Hablemos de Jordan Belfort.
Broker indómito. Extraordinario caradura. Una extensión amplificada del impostor
Frank Abagnale Jr. que el propio Leo diCaprio en “Atrápame si puedes” y que, al
lado de Belfort, es tan solo un mero aficionado. En realidad, Belfort está más
cerca de Tony Montana (“Scarface”), Henry Hill (“Uno de los nuestros”) o Sam
"Ace" Rothstein (“Casino”) pues comparte su origen modesto, su
ascenso vertiginoso, sus métodos abiertamente ilícitos y una feroz asimilación
del poder que se manifiesta en un desmadrado e indiscreto uso del dinero.
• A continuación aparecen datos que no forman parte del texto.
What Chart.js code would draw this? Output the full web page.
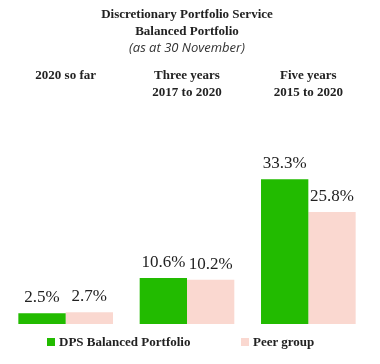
<!DOCTYPE html>
<html>
<head>
<meta charset="utf-8">
<script src="https://cdn.jsdelivr.net/npm/chart.js@4.4.0/dist/chart.umd.min.js"></script>
<style>
  html, body { margin: 0; padding: 0; background: #fff; }
  #wrap { position: relative; width: 380px; height: 364px; }
  #legenda { position: absolute; left: 0; top: 334px; width: 380px; height: 16px;
    font-family: "Liberation Serif", serif; font-weight: bold; font-size: 13px; color: #222; }
  .item { position: absolute; top: 0; white-space: nowrap; line-height: 16px; }
  .caixa { display: inline-block; width: 8px; height: 8px; margin-right: 4px; vertical-align: 0px; }
</style>
</head>
<body>
<div id="wrap">
  <canvas id="grafico" width="380" height="364"></canvas>
  <div id="legenda"></div>
</div>
<script>
// periodos (rotulos no topo)
const periodos = [
  ['2020 so far'],
  ['Three years', '2017 to 2020'],
  ['Five years', '2015 to 2020']
];
const series = ['DPS Balanced Portfolio', 'Peer group'];
const dps = [2.5, 10.6, 33.3];
const peer = [2.7, 10.2, 25.8];
const cores = ['#22bb00', '#fad8d0'];

// escreve o valor acima de cada barra
const rotulosBarras = {
  id: 'rotulosBarras',
  afterDatasetsDraw(chart) {
    const ctx = chart.ctx;
    ctx.save();
    ctx.font = '17px "Liberation Serif", serif';
    ctx.fillStyle = '#222';
    ctx.textAlign = 'center';
    ctx.textBaseline = 'alphabetic';
    chart.data.datasets.forEach((ds, i) => {
      chart.getDatasetMeta(i).data.forEach((bar, j) => {
        ctx.fillText(ds.data[j].toFixed(1) + '%', bar.x, bar.y - 11);
      });
    });
    ctx.restore();
  }
};

const ctx = document.getElementById('grafico').getContext('2d');
const grafico = new Chart(ctx, {
  type: 'bar',
  data: {
    labels: periodos,
    datasets: [
      { label: series[0], data: dps, backgroundColor: cores[0] },
      { label: series[1], data: peer, backgroundColor: cores[1] }
    ]
  },
  options: {
    responsive: false,
    animation: false,
    layout: { padding: { left: 5, right: 11, top: 0, bottom: 40 } },
    datasets: { bar: { categoryPercentage: 0.78, barPercentage: 1.0 } },
    scales: {
      x: {
        position: 'top',
        grid: { display: false },
        border: { display: false },
        ticks: {
          color: '#222',
          padding: 4,
          crossAlign: 'far',
          font: { family: '"Liberation Serif", serif', size: 13, weight: 'bold', lineHeight: 1.3 }
        }
      },
      y: { display: false, min: 0, max: 48.6 }
    },
    plugins: {
      legend: { display: false },
      tooltip: { enabled: false },
      title: {
        display: true,
        text: ['Discretionary Portfolio Service', 'Balanced Portfolio'],
        color: '#222',
        padding: { top: 6, bottom: 1 },
        font: { family: '"Liberation Serif", serif', size: 13, weight: 'bold', lineHeight: 1.3 }
      },
      subtitle: {
        display: true,
        text: '(as at 30 November)',
        color: '#333',
        padding: { top: 0, bottom: 8 },
        font: { family: '"Open Sans", sans-serif', size: 13, style: 'italic', lineHeight: 1.1 }
      }
    }
  },
  plugins: [rotulosBarras]
});

// legenda em HTML
const posLegenda = [47, 241];
const legenda = document.getElementById('legenda');
grafico.data.datasets.forEach((ds, i) => {
  const el = document.createElement('span');
  el.className = 'item';
  el.style.left = posLegenda[i] + 'px';
  el.innerHTML = '<span class="caixa" style="background:' + ds.backgroundColor + '"></span>' + ds.label;
  legenda.appendChild(el);
});
</script>
</body>
</html>
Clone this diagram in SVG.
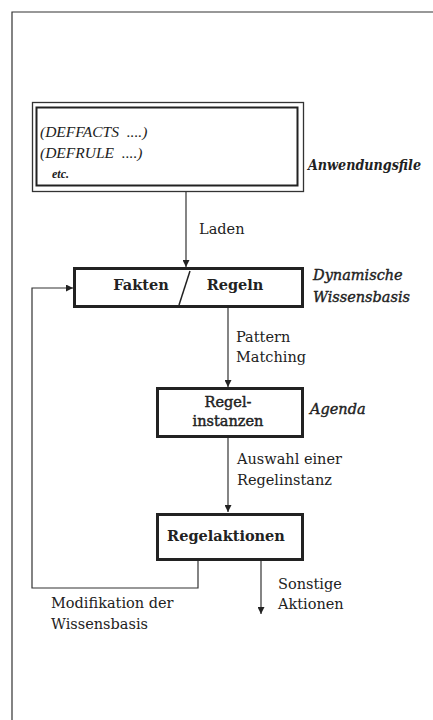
<svg xmlns="http://www.w3.org/2000/svg" width="433" height="720" viewBox="0 0 433 720">
<style>
.t{font-family:"DejaVu Serif","Liberation Serif",serif;fill:#222;font-size:14.5px}
.s{font-family:"Liberation Serif","Times New Roman",serif;fill:#222;white-space:pre}
.b{font-weight:bold}
.i{font-style:italic}
.box{fill:#fff;stroke:#222;stroke-width:3}
.thin{fill:none;stroke:#333;stroke-width:1.3}
.ln{fill:none;stroke:#333;stroke-width:1.2}
</style>
<defs>
<marker id="ah" viewBox="0 0 10 10" refX="10" refY="5" markerWidth="7" markerHeight="7" markerUnits="userSpaceOnUse" orient="auto">
<path d="M0,0 L10,5 L0,10 z" fill="#222"/>
</marker>
</defs>
<rect width="433" height="720" fill="#fff"/>
<path d="M12,720 V12 H433" class="ln" stroke-width="1.5"/>

<g id="connectors">
<path d="M186,191 V267" class="ln" marker-end="url(#ah)"/>
<path d="M228,307 V387" class="ln" marker-end="url(#ah)"/>
<path d="M228,437 V512" class="ln" marker-end="url(#ah)"/>
<path d="M261,560 V614" class="ln" marker-end="url(#ah)"/>
<path d="M198,560 V588 H32 V288 H73" class="ln" marker-end="url(#ah)"/>
<text class="t" x="199" y="234">Laden</text>
<text class="t" x="236" y="342">Pattern</text>
<text class="t" x="236" y="362">Matching</text>
<text class="t" x="237" y="464">Auswahl einer</text>
<text class="t" x="237" y="485">Regelinstanz</text>
<text class="t" x="278" y="589">Sonstige</text>
<text class="t" x="278" y="609">Aktionen</text>
<text class="t" x="51" y="608">Modifikation der</text>
<text class="t" x="51" y="629">Wissensbasis</text>
</g>

<g id="anwendungsfile">
<rect x="32.5" y="102.5" width="271" height="89" class="thin"/>
<rect x="36.5" y="107.5" width="261" height="78" fill="none" stroke="#222" stroke-width="2"/>
<text class="s i" x="40" y="137" font-size="15.5">(DEFFACTS  ....)</text>
<text class="s i" x="40" y="158" font-size="15.5">(DEFRULE  ....)</text>
<text class="s i b" x="52" y="178" font-size="12">etc.</text>
<text class="t i b" x="308" y="170" font-size="12" textLength="113" lengthAdjust="spacingAndGlyphs">Anwendungsfile</text>
</g>

<g id="wissensbasis">
<rect x="74.5" y="268.5" width="228" height="38" class="box"/>
<line x1="190" y1="271" x2="179" y2="305" stroke="#222" stroke-width="1.5"/>
<text class="t b" x="141" y="290" text-anchor="middle" font-size="14">Fakten</text>
<text class="t b" x="235" y="290" text-anchor="middle" font-size="14">Regeln</text>
<text class="t i" x="313" y="280" stroke="#222" stroke-width="0.4">Dynamische</text>
<text class="t i" x="313" y="302" stroke="#222" stroke-width="0.4">Wissensbasis</text>
</g>

<g id="agenda">
<rect x="157.5" y="388.5" width="145" height="48" class="box"/>
<text class="t" x="228" y="407" text-anchor="middle" stroke="#222" stroke-width="0.45">Regel-</text>
<text class="t" x="228" y="426" text-anchor="middle" stroke="#222" stroke-width="0.45">instanzen</text>
<text class="t i" x="310" y="414" stroke="#222" stroke-width="0.4">Agenda</text>
</g>

<g id="regelaktionen">
<rect x="157.5" y="514.5" width="145" height="45" class="box"/>
<text class="t b" x="226" y="541" text-anchor="middle" font-size="14">Regelaktionen</text>
</g>
</svg>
No deja de ser sorprendente que a
sus casi 72 años, Martin Scorsese, haya hecho su película más furiosa, salvaje
y arrolladora. Su carrusel de monólogos cara a cara con el espectador, de
aceleraciones y deceleraciones de cámara, imágenes congeladas, voces en off y
lujuriosos planos secuencia la convierten en heredera directa de las citadas
“Uno de los nuestros” y “Casino” más allá de sus amplias similitudes
argumentales. Pero si cabe, “El lobo de Wall Street” es más colérica y frenética
que aquel par de noventeras y modélicas cintas del género negro, puesto que
Scorsese antepone la montaña rusa de excesos provocada por Belfort a sus
métodos empleados para convertirse en un obsceno millonario (aunque se puede
averiguar en ella las causas y culpables de la posterior crisis económica
mundial).

Scorsese adora al personaje y a
su condición de alimaña humana y el personaje brinda al director de Little
Italy la posibilidad de llevar a su máxima el estilo y el talento tras las
cámaras. Una mimetización de narrador-sujeto sin precedentes. Jamás hubo una
película sobre el poder tan agresiva como esta. Jamás Scorsese se mostró tan
intenso y desatado como con “El lobo de Wall Street”. Un septuagenario imparable con ganas, a estas alturas, de juerga máxima. Como las que todavía le quedan a Jordan Belfort después de consumir todo lo consumible.